__REQUIREMENT__:
Your task is to retype the lines between the line with "Rebuild this chart" and the line with "W, H = 685, 394", inclusive. Copy no pictures and no other lines.

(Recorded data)
— START —

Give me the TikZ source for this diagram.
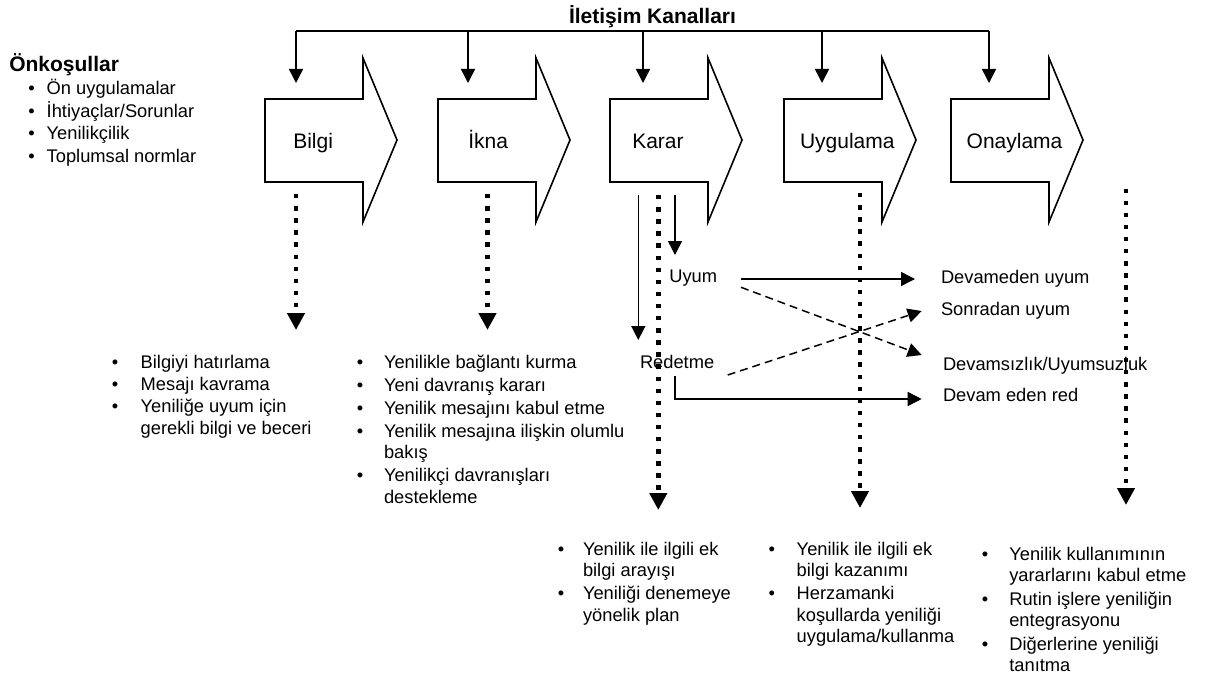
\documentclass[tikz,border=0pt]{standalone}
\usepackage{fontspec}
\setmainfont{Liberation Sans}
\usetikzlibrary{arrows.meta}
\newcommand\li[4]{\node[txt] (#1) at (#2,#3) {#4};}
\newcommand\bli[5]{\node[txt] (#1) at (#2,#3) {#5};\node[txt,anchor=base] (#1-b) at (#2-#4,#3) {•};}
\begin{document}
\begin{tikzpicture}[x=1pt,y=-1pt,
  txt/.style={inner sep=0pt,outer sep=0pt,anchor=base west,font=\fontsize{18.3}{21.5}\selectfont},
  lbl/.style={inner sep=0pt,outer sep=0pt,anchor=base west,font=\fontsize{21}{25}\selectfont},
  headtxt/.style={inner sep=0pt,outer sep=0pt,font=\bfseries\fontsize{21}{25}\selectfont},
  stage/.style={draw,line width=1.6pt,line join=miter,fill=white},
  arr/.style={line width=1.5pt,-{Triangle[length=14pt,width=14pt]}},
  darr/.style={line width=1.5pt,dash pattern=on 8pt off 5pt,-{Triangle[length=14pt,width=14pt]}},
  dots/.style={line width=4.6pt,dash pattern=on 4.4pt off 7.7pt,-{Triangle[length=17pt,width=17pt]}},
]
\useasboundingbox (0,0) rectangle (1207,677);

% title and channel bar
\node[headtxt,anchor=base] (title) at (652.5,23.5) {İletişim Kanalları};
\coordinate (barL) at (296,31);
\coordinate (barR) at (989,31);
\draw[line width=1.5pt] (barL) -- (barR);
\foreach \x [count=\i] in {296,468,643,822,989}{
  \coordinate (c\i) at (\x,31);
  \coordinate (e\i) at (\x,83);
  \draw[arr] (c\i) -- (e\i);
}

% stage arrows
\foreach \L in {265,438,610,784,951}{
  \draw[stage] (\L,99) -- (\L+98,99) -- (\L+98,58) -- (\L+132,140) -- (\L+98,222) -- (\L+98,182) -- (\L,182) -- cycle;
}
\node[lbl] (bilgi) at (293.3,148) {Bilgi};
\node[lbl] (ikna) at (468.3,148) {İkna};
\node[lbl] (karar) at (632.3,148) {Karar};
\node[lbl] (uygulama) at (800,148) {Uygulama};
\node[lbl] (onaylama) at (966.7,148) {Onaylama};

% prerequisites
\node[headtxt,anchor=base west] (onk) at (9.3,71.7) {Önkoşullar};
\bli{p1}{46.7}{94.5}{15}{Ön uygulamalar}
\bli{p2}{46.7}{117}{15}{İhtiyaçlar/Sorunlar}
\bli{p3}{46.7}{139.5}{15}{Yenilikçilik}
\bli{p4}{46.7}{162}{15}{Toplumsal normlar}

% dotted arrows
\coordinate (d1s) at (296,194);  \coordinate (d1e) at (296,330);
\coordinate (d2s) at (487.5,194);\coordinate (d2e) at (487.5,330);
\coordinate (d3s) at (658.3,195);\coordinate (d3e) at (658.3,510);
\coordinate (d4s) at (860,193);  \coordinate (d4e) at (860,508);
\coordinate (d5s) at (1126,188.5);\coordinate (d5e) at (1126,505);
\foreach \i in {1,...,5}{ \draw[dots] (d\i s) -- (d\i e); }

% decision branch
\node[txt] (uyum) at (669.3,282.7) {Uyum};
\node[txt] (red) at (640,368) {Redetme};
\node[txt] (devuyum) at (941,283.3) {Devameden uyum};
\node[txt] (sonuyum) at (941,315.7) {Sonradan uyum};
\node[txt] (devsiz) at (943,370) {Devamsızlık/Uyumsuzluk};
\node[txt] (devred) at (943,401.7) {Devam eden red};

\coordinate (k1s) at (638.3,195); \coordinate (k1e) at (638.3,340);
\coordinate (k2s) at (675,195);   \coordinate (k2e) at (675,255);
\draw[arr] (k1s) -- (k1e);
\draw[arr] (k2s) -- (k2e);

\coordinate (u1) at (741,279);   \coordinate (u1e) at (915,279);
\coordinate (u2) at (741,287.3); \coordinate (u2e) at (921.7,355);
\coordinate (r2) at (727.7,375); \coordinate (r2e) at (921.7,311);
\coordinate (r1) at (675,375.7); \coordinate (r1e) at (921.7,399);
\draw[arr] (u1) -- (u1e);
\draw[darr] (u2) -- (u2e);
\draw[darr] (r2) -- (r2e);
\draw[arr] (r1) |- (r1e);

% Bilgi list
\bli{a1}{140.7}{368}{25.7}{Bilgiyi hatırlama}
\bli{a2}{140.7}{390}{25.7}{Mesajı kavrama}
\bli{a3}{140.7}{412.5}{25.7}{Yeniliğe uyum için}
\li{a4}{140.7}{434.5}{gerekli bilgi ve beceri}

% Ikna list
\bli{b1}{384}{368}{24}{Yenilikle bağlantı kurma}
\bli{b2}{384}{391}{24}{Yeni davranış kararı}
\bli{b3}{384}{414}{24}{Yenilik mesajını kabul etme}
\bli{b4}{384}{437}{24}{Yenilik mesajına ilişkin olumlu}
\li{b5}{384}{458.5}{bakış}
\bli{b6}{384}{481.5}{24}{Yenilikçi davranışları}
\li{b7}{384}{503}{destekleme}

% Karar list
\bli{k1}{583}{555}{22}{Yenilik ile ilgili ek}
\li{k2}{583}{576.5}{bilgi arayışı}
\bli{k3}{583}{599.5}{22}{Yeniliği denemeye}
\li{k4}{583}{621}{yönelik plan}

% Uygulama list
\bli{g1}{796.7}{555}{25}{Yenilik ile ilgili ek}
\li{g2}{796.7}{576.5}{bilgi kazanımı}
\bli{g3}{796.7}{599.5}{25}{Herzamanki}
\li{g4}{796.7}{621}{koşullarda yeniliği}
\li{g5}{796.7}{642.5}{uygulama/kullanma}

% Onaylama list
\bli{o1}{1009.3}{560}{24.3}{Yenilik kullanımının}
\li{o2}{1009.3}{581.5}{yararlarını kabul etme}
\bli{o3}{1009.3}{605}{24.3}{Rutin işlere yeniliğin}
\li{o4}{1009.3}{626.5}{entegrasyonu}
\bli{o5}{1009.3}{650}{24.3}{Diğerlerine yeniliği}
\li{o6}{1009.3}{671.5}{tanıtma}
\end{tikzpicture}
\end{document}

— END —
— START —

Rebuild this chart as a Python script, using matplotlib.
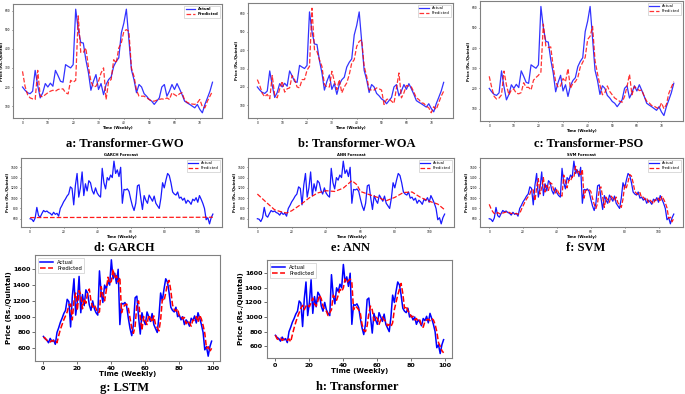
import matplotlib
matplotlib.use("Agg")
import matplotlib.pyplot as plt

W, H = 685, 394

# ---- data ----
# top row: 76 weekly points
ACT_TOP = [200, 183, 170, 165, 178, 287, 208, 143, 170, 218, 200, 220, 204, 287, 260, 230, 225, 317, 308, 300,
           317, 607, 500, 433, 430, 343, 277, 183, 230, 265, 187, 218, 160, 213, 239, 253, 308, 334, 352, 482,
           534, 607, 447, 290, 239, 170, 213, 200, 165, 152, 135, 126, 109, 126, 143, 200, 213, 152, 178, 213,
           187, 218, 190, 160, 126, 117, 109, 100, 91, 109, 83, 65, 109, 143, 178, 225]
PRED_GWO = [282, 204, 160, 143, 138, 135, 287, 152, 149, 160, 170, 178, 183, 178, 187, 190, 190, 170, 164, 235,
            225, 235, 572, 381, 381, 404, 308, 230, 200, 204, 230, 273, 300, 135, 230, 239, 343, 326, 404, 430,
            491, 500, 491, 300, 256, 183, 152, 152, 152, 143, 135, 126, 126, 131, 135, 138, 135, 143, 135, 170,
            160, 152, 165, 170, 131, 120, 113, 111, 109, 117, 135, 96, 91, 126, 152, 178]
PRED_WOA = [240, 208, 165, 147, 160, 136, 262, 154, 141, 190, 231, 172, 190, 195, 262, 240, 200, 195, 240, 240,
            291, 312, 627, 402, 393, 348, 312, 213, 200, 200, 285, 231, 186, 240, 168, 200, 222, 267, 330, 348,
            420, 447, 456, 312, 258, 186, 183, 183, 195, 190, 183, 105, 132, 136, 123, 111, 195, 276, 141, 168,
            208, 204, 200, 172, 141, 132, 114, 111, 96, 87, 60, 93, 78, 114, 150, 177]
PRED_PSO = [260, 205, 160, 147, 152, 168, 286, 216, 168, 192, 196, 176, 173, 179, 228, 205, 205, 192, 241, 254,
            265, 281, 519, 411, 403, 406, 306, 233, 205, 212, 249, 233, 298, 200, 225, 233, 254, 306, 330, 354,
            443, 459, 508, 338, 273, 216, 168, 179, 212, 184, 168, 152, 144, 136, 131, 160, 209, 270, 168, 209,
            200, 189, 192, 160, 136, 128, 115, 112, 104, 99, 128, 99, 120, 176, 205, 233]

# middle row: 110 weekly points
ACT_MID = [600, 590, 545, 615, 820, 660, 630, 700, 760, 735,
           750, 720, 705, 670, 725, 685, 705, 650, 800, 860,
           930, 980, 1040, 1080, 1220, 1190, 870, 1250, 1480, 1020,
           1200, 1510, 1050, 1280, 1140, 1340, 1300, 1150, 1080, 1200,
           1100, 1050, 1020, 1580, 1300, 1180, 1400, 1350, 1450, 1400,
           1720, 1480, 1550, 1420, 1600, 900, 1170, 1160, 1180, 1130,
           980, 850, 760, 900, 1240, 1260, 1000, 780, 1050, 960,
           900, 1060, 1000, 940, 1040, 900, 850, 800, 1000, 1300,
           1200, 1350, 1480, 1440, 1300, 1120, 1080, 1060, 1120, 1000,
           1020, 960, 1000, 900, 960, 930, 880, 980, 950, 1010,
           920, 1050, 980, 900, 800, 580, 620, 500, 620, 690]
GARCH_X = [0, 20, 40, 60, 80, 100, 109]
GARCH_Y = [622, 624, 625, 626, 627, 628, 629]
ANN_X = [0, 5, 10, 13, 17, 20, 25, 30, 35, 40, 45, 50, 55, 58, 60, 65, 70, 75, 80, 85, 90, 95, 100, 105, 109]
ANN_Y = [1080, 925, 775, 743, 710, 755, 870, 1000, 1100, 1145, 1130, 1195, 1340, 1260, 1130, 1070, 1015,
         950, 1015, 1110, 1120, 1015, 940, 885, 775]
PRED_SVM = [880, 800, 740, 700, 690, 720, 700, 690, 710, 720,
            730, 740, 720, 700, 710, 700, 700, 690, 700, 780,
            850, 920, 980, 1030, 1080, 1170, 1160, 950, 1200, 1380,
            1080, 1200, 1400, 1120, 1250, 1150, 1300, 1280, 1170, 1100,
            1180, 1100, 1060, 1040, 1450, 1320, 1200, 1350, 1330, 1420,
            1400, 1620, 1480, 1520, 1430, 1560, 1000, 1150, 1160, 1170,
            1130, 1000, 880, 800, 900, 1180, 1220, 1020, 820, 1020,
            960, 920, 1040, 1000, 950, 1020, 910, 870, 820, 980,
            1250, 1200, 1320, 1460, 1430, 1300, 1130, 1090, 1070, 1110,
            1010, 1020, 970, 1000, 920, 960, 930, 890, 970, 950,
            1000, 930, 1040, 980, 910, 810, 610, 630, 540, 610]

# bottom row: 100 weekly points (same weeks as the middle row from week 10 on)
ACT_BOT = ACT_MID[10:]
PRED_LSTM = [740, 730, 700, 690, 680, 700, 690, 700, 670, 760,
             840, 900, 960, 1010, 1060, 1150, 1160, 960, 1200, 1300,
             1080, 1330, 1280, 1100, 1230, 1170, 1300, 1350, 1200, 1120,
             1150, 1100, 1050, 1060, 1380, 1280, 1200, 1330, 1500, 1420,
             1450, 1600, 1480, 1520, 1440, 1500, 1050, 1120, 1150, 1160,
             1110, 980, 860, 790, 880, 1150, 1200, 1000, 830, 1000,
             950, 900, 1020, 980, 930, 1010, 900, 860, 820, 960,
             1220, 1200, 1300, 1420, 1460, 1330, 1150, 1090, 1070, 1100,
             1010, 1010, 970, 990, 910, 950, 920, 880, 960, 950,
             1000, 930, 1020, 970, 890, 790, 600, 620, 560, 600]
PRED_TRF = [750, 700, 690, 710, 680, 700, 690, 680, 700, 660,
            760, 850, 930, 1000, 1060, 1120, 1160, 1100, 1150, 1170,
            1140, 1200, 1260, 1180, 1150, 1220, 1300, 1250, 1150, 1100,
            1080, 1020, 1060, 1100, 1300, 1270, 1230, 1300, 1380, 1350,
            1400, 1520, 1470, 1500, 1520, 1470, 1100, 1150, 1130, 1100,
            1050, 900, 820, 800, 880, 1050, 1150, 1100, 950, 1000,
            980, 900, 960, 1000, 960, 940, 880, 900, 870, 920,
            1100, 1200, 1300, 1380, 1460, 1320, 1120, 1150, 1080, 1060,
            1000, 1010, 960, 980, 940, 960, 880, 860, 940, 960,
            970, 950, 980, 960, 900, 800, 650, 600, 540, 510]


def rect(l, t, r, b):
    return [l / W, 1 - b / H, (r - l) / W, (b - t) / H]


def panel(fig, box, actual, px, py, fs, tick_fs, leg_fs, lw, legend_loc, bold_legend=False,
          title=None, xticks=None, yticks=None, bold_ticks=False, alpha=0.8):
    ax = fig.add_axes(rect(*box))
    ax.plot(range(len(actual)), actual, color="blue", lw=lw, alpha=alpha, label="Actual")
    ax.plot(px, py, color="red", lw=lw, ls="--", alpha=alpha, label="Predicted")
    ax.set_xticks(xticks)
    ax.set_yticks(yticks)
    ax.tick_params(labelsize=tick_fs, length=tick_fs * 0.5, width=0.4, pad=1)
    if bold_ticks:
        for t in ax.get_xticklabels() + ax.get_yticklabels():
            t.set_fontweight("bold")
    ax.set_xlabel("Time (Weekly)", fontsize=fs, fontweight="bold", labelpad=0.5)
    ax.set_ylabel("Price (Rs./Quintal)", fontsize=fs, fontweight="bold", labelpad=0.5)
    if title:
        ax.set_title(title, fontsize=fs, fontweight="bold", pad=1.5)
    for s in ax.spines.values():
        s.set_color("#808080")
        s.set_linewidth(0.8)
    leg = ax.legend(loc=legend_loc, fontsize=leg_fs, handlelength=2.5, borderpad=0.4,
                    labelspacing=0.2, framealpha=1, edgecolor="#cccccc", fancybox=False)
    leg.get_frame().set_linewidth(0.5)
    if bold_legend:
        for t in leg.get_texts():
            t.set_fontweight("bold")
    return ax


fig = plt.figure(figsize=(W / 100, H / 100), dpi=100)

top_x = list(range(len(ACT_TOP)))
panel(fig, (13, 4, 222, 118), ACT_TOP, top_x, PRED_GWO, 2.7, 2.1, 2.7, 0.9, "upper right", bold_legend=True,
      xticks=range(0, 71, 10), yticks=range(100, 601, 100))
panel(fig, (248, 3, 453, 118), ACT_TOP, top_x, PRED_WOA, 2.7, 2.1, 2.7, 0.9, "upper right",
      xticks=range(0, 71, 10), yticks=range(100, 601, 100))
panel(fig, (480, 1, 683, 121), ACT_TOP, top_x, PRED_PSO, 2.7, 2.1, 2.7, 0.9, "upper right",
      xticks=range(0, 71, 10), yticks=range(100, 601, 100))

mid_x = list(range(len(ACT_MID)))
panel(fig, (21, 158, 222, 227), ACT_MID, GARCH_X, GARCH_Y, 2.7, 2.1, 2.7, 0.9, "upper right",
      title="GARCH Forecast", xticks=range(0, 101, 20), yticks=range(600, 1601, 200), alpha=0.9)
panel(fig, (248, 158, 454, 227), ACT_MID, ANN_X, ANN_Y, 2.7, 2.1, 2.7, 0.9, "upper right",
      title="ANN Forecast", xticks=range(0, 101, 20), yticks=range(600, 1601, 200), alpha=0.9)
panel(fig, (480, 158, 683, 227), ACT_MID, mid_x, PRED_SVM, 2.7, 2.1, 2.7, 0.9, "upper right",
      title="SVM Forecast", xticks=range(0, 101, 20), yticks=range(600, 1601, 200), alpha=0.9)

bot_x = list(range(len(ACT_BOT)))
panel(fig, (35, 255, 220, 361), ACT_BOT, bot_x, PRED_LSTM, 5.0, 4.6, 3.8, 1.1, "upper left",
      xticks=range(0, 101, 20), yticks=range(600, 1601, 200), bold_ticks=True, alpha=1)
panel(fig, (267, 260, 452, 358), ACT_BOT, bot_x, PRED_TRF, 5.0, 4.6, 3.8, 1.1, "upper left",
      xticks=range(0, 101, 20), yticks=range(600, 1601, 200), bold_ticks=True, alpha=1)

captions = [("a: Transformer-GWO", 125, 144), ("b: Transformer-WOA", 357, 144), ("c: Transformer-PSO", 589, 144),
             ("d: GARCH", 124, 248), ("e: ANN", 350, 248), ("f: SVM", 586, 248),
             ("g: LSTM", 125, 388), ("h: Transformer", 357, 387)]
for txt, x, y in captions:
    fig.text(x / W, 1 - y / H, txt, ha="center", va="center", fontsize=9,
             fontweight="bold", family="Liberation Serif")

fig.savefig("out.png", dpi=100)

— END —
— START —

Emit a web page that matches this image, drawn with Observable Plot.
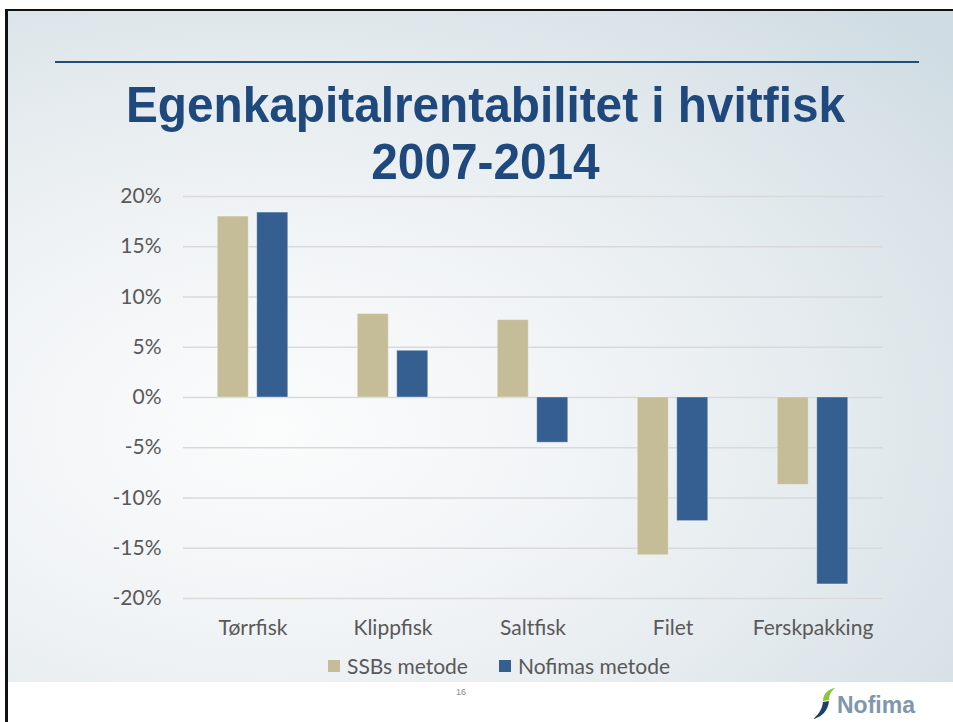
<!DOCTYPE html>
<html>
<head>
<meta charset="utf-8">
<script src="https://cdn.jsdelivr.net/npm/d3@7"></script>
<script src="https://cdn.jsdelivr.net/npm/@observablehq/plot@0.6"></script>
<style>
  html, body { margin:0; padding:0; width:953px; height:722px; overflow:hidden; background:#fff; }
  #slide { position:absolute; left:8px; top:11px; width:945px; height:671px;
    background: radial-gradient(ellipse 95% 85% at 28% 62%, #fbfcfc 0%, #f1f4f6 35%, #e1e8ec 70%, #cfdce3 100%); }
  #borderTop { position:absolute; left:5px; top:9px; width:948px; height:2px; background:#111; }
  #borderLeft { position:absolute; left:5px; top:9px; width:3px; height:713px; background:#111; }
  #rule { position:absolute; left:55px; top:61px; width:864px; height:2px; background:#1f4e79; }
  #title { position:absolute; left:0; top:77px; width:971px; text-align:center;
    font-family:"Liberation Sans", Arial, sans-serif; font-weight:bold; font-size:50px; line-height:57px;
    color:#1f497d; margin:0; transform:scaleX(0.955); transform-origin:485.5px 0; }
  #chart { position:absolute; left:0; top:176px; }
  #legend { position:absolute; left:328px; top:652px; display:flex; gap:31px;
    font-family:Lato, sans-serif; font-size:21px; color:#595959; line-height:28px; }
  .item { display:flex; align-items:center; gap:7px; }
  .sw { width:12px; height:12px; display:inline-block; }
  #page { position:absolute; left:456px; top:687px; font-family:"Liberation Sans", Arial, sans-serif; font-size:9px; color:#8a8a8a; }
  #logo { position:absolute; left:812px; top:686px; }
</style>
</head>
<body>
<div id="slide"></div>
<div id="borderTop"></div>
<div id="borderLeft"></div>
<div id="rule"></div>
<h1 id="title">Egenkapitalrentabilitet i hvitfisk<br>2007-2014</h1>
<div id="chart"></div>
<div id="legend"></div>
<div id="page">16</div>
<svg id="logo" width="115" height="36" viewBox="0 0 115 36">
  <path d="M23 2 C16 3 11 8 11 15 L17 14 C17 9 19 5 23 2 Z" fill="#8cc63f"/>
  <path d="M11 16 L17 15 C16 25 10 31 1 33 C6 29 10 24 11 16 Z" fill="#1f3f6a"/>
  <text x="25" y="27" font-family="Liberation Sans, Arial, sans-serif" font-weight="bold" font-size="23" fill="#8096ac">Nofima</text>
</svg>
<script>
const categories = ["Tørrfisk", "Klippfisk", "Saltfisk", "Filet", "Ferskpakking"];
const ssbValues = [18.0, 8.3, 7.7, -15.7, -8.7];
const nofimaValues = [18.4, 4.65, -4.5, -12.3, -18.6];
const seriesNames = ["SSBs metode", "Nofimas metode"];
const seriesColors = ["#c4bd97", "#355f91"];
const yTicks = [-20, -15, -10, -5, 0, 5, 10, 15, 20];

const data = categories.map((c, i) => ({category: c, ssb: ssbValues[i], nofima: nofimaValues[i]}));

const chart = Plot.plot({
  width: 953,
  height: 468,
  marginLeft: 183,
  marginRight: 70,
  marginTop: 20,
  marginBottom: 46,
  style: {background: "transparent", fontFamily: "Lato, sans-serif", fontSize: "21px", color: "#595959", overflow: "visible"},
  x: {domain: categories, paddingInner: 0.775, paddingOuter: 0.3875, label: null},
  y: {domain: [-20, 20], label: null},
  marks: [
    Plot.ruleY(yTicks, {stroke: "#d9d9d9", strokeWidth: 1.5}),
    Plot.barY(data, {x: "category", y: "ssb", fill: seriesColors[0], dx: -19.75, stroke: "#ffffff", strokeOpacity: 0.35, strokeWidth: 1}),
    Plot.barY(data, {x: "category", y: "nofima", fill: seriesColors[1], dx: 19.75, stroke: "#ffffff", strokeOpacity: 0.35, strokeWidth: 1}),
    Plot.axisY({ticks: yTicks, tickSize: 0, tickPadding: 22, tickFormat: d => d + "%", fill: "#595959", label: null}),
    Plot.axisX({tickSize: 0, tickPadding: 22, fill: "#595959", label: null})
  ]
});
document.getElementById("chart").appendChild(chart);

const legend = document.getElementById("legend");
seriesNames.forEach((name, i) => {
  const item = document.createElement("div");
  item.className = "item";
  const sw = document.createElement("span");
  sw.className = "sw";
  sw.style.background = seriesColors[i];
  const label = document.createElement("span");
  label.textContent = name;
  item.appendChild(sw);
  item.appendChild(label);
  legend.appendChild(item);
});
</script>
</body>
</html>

— END —

__THE OUTPUT__:
Rebuild this chart as a Python script, using matplotlib.
import matplotlib
matplotlib.use("Agg")
import matplotlib.pyplot as plt

W, H = 685, 394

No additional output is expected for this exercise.